> Aim
Quote the full listing word for word.

> Provided material
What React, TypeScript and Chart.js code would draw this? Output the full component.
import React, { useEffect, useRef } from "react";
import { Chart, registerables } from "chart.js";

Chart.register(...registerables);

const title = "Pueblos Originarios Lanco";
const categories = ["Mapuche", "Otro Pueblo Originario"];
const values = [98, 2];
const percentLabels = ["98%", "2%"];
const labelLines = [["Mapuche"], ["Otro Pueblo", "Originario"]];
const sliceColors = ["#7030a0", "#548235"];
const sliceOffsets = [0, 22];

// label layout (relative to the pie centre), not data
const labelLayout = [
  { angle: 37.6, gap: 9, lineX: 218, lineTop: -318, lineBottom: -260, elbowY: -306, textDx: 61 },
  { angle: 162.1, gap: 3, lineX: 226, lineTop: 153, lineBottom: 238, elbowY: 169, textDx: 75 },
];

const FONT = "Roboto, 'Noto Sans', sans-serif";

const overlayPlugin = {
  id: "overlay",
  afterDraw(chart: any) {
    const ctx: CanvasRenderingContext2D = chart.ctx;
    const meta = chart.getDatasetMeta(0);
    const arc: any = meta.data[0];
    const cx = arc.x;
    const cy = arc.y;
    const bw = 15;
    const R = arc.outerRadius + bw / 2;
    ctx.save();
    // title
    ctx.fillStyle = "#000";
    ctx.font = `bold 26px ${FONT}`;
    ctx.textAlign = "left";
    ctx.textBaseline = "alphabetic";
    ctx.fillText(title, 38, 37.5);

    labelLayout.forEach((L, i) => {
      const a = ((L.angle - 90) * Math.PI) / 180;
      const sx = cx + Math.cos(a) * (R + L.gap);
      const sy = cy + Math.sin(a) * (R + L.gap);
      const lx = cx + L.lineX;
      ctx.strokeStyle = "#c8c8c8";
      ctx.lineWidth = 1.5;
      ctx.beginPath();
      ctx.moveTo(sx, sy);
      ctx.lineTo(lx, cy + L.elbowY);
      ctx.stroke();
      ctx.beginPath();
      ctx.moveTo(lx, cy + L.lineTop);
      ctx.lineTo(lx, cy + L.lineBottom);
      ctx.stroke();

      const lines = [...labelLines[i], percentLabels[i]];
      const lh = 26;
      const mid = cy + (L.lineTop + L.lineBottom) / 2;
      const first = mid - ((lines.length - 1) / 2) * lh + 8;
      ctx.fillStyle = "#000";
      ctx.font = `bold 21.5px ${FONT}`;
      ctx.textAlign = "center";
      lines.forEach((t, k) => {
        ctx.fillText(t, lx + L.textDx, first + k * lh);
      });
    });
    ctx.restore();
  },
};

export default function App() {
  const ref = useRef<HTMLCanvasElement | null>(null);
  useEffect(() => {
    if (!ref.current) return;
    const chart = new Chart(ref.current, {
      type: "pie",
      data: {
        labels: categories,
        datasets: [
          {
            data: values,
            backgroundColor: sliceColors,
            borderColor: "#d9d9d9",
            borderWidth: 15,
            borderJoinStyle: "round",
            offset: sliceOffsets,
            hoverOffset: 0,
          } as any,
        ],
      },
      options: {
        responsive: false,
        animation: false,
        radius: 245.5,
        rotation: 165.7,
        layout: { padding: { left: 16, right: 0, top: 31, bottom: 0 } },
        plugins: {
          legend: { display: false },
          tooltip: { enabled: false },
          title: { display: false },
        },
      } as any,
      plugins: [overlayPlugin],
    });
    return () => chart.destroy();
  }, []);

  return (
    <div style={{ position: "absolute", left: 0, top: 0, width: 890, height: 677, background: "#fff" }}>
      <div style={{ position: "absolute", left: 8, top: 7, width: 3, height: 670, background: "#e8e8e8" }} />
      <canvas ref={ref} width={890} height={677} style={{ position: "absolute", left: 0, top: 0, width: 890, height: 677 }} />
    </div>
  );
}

> Response
What React, TypeScript and Chart.js code would draw this? Output the full component.
import React, { useEffect, useRef } from "react";
import { Chart, registerables } from "chart.js";

Chart.register(...registerables);

const title = "Pueblos Originarios Lanco";
const categories = ["Mapuche", "Otro Pueblo Originario"];
const values = [98, 2];
const percentLabels = ["98%", "2%"];
const labelLines = [["Mapuche"], ["Otro Pueblo", "Originario"]];
const sliceColors = ["#7030a0", "#548235"];
const sliceOffsets = [0, 22];

// label layout (relative to the pie centre), not data
const labelLayout = [
  { angle: 37.6, gap: 9, lineX: 218, lineTop: -318, lineBottom: -260, elbowY: -306, textDx: 61 },
  { angle: 162.1, gap: 3, lineX: 226, lineTop: 153, lineBottom: 238, elbowY: 169, textDx: 75 },
];

const FONT = "Roboto, 'Noto Sans', sans-serif";

const overlayPlugin = {
  id: "overlay",
  afterDraw(chart: any) {
    const ctx: CanvasRenderingContext2D = chart.ctx;
    const meta = chart.getDatasetMeta(0);
    const arc: any = meta.data[0];
    const cx = arc.x;
    const cy = arc.y;
    const bw = 15;
    const R = arc.outerRadius + bw / 2;
    ctx.save();
    // title
    ctx.fillStyle = "#000";
    ctx.font = `bold 26px ${FONT}`;
    ctx.textAlign = "left";
    ctx.textBaseline = "alphabetic";
    ctx.fillText(title, 38, 37.5);

    labelLayout.forEach((L, i) => {
      const a = ((L.angle - 90) * Math.PI) / 180;
      const sx = cx + Math.cos(a) * (R + L.gap);
      const sy = cy + Math.sin(a) * (R + L.gap);
      const lx = cx + L.lineX;
      ctx.strokeStyle = "#c8c8c8";
      ctx.lineWidth = 1.5;
      ctx.beginPath();
      ctx.moveTo(sx, sy);
      ctx.lineTo(lx, cy + L.elbowY);
      ctx.stroke();
      ctx.beginPath();
      ctx.moveTo(lx, cy + L.lineTop);
      ctx.lineTo(lx, cy + L.lineBottom);
      ctx.stroke();

      const lines = [...labelLines[i], percentLabels[i]];
      const lh = 26;
      const mid = cy + (L.lineTop + L.lineBottom) / 2;
      const first = mid - ((lines.length - 1) / 2) * lh + 8;
      ctx.fillStyle = "#000";
      ctx.font = `bold 21.5px ${FONT}`;
      ctx.textAlign = "center";
      lines.forEach((t, k) => {
        ctx.fillText(t, lx + L.textDx, first + k * lh);
      });
    });
    ctx.restore();
  },
};

export default function App() {
  const ref = useRef<HTMLCanvasElement | null>(null);
  useEffect(() => {
    if (!ref.current) return;
    const chart = new Chart(ref.current, {
      type: "pie",
      data: {
        labels: categories,
        datasets: [
          {
            data: values,
            backgroundColor: sliceColors,
            borderColor: "#d9d9d9",
            borderWidth: 15,
            borderJoinStyle: "round",
            offset: sliceOffsets,
            hoverOffset: 0,
          } as any,
        ],
      },
      options: {
        responsive: false,
        animation: false,
        radius: 245.5,
        rotation: 165.7,
        layout: { padding: { left: 16, right: 0, top: 31, bottom: 0 } },
        plugins: {
          legend: { display: false },
          tooltip: { enabled: false },
          title: { display: false },
        },
      } as any,
      plugins: [overlayPlugin],
    });
    return () => chart.destroy();
  }, []);

  return (
    <div style={{ position: "absolute", left: 0, top: 0, width: 890, height: 677, background: "#fff" }}>
      <div style={{ position: "absolute", left: 8, top: 7, width: 3, height: 670, background: "#e8e8e8" }} />
      <canvas ref={ref} width={890} height={677} style={{ position: "absolute", left: 0, top: 0, width: 890, height: 677 }} />
    </div>
  );
}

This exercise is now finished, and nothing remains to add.